Dacia, Renault Group’s Romania-based budget-priced brand, has revamped its lineup substantially in the last year. Slower-selling models based on old platforms such as the Logan MCV station wagon and Lodgy minivan have been replaced by a tightly focused range: The Spring EV minicar, the new Sandero/Logan small cars on the modern CMF-B platform, an extensively refreshed Duster SUV for 2021, and the coming Jogger seven-seat family car, also on CMF-B and with the brand’s first hybrid option.
Denis Le Vot, a veteran Renault-Nissan Alliance executive who leads the new Dacia/Lada business unit, discussed how Dacia is making the transition to electrification and why it's more than just a “low-cost” brand with Automotive News Europe News Editor Peter Sigal at the Munich auto show.
Dacia’s lineup is nearly all-new this year, with the Spring EV and new Sandero launched in 2020, a facelifted Duster, and now the new Jogger. Are you hoping to outperform the market and gain volume?
We have done a decent job in the first half of the year; Sandero is the best-selling car on the retail market (in Europe) and the Duster is the best-selling retail SUV. So we are doing well for what we are, which is a retail brand. Our industrial capacity is already quite well utilized. We are more or less at full capacity at our Romanian plant with Duster and the new Jogger, but somewhat fewer Sanderos, because they are manufactured on a large scale in Tanger, Morocco, for the European market. We have even started Sanderos for non-European markets at our second Morocco plant in Casablanca. So we do not have a target for market share, but what is important is that we remain in a good position in the retail market.
Although the base price of the Duster is 11,990 euros, for example, Dacia sells many vehicles in higher trim levels. Is that something you are looking to build on?
This is the reality, but not the perception. You read that Dacia is a “low-cost” brand, but I do not consider it that way, in the sense that we sell only to people who will spend minimum amounts of money on a car. For example, yes, the Sandero starts at 9,000 euros, but then we have the crossover-ish Stepway version with more features, and it starts at 12,000 euros. Seventy-five percent of Sandero sales are the Stepway version. So it's not that we sell the cheapest cars in our range; it's that whatever Dacia you choose it's a great bargain compared to the competition.
The Jogger is not really a station wagon; it's not really a people-mover. Who are your buyers?

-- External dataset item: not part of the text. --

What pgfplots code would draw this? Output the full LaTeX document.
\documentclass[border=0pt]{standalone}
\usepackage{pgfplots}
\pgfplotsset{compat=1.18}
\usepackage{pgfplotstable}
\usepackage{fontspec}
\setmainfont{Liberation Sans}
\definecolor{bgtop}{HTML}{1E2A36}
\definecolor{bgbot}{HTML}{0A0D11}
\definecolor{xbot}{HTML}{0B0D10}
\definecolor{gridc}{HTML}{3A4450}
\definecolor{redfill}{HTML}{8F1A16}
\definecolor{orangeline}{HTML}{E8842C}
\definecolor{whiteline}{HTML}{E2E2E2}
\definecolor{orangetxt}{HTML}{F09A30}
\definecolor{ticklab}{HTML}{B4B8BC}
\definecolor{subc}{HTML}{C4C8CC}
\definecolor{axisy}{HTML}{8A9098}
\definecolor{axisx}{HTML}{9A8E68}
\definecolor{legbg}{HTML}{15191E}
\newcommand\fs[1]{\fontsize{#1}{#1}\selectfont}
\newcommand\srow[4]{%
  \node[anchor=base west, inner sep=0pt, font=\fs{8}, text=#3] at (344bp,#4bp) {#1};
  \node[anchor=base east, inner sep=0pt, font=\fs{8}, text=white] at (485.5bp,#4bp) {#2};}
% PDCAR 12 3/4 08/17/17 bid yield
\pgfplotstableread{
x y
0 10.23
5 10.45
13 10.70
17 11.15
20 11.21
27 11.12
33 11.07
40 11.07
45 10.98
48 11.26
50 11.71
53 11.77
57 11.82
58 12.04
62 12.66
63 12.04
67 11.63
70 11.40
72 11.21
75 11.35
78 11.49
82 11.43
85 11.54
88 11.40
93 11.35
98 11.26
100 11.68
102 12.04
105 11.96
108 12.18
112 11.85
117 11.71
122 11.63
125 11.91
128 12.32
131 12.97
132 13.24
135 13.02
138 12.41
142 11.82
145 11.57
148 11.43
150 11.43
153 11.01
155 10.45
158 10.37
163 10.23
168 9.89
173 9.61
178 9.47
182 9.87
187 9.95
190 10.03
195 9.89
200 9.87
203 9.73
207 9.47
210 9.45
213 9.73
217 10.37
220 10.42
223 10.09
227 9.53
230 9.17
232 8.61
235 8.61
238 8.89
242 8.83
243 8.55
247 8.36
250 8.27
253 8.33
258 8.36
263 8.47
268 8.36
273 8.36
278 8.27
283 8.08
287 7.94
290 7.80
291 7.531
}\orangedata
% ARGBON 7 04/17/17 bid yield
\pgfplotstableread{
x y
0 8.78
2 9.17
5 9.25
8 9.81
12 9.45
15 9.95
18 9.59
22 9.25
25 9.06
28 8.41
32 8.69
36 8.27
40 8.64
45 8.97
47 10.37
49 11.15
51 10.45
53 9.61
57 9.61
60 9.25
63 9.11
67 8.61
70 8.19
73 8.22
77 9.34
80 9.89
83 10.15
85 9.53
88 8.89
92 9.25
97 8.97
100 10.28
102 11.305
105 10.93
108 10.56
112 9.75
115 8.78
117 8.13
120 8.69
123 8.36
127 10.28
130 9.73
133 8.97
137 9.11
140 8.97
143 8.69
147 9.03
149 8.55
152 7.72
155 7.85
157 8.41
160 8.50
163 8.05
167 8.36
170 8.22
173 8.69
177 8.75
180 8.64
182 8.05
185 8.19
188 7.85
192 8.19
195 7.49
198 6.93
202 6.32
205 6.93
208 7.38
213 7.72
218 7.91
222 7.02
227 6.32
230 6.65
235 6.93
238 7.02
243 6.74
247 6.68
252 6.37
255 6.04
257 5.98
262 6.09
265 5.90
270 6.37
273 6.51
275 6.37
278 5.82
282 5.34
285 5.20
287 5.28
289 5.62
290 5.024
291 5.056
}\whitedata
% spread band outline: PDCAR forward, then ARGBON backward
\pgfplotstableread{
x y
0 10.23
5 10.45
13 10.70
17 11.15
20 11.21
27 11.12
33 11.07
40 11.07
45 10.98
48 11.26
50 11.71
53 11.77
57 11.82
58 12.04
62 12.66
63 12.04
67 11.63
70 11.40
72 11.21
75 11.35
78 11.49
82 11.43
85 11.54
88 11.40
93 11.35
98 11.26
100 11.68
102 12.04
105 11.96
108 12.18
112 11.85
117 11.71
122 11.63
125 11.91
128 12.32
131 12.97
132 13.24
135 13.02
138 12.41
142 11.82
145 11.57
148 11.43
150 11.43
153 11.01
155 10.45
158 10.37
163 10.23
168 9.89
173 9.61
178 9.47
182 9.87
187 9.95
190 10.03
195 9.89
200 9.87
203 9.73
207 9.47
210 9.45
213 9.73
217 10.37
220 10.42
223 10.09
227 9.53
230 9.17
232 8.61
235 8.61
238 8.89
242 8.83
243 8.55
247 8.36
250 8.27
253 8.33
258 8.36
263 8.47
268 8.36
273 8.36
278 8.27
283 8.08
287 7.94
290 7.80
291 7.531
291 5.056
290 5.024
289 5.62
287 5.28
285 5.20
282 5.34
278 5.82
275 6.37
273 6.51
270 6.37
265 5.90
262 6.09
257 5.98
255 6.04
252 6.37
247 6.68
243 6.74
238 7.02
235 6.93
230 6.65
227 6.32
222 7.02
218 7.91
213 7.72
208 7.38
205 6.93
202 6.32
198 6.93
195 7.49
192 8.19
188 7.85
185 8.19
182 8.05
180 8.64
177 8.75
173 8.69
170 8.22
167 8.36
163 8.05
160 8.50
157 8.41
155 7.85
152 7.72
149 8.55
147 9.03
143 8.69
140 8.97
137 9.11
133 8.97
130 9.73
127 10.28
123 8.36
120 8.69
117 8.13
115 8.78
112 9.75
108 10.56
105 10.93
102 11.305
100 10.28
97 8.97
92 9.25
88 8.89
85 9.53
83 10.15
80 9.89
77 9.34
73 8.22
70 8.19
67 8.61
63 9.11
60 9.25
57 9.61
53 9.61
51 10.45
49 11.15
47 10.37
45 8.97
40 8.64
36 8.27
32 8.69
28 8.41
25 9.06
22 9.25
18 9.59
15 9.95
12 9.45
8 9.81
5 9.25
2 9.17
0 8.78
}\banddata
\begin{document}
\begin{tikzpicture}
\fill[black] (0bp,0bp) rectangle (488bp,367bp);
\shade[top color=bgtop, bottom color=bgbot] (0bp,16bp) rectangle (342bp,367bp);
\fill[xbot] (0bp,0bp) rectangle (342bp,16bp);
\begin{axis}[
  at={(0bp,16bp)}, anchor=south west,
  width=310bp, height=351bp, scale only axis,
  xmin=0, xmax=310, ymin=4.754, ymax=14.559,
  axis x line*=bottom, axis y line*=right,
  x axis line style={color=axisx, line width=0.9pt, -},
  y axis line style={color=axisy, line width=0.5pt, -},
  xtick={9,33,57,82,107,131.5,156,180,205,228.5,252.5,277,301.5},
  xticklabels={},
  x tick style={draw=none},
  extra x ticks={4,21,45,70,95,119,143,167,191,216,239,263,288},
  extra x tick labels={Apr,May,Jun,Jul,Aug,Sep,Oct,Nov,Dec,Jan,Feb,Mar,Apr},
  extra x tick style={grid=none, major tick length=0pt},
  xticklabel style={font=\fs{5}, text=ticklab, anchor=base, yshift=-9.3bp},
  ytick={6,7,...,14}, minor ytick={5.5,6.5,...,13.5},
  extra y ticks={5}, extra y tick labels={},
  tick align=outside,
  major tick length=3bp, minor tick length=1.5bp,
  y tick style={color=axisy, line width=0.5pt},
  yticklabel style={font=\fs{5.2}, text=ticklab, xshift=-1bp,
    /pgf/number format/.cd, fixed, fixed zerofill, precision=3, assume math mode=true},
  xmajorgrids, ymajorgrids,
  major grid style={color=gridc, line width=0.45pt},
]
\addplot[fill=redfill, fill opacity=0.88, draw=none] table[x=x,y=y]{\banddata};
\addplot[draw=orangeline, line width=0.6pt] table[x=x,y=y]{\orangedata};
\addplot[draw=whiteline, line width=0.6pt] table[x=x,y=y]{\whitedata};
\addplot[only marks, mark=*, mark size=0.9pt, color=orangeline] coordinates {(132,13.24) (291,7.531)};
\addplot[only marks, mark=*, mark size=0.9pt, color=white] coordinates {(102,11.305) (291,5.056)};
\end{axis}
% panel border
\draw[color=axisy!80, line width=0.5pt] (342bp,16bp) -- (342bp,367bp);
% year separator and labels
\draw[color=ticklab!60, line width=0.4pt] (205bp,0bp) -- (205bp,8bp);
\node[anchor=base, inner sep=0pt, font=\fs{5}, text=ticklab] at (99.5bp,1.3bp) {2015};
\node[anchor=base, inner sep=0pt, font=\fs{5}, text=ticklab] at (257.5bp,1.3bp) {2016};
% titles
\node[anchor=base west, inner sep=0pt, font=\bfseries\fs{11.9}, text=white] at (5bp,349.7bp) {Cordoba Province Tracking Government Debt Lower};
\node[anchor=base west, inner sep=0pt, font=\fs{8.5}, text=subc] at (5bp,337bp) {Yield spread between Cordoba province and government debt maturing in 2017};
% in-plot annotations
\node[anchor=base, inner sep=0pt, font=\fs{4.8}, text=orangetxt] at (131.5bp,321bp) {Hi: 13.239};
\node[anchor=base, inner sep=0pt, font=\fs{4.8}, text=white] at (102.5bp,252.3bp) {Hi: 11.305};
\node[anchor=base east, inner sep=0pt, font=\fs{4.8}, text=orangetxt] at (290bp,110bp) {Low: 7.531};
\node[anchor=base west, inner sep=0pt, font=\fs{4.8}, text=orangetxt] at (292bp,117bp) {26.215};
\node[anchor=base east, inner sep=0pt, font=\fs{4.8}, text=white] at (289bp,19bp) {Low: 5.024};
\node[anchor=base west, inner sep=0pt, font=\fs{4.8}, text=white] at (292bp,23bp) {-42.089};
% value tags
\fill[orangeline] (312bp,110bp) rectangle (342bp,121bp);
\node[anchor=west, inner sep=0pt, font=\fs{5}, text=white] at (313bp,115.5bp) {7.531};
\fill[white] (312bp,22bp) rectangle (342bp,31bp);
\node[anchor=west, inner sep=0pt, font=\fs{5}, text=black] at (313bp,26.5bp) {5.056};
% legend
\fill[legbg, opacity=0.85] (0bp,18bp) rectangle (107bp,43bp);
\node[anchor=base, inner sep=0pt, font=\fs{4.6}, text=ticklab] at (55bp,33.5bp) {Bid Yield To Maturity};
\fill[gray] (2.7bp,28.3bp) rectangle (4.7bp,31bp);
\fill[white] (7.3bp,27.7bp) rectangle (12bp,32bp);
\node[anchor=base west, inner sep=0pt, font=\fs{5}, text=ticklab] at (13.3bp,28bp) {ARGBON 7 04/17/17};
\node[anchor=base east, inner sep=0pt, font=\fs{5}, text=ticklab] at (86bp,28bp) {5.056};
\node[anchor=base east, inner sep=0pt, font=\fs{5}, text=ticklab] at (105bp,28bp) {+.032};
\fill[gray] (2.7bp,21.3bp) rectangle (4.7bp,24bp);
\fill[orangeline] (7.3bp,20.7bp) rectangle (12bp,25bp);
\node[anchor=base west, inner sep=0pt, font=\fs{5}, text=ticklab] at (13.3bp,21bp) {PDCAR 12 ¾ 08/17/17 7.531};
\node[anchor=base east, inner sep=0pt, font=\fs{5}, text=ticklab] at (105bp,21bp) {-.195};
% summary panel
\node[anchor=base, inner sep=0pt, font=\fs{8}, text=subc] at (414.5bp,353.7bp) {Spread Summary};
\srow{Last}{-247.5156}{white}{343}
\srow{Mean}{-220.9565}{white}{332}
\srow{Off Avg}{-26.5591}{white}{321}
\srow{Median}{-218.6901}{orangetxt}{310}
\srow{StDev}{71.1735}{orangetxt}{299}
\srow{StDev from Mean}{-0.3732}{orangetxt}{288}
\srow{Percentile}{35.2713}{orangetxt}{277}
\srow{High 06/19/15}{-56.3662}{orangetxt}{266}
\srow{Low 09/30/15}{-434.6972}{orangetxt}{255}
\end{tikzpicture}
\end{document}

I like the fact that it's not really clear from the styling. But our proposal is clear: This is a family car. It starts with the five-seater version, which has 700 liters of cargo capacity, which is huge. You can easily fit two bicycles inside plus luggage. So if you travel with four or five people it answers most of what we had with the Lodgy and the Logan MPV. At the same time, it’s a real seven-seater. The third row seats weigh only 10 kg, so you can take them out or move them just like a pack of mineral water. You can use it to go on vacation with a family of seven. Of course the trunk is more limited but you can use the roof bars, which fold inward to make a rack, to carry your luggage on top. So the Jogger offers everything that is typically Dacia, but it's on the [Renault-Nissan] CMF-B platform [designed for small cars], which means that it weighs only 1.2 tons. The seven-seat competition will be derived from a cargo van or be a full crossover, so they will be much heavier, 350 or 400 kg more. That makes a difference because we can move the car with a 1.0-liter engine. Our dual-fuel LPG offering has a 1,100 km range with 121 grams per km of CO2. The weight of the car permits a small engine, and we can offer this at less than 15,000 euros.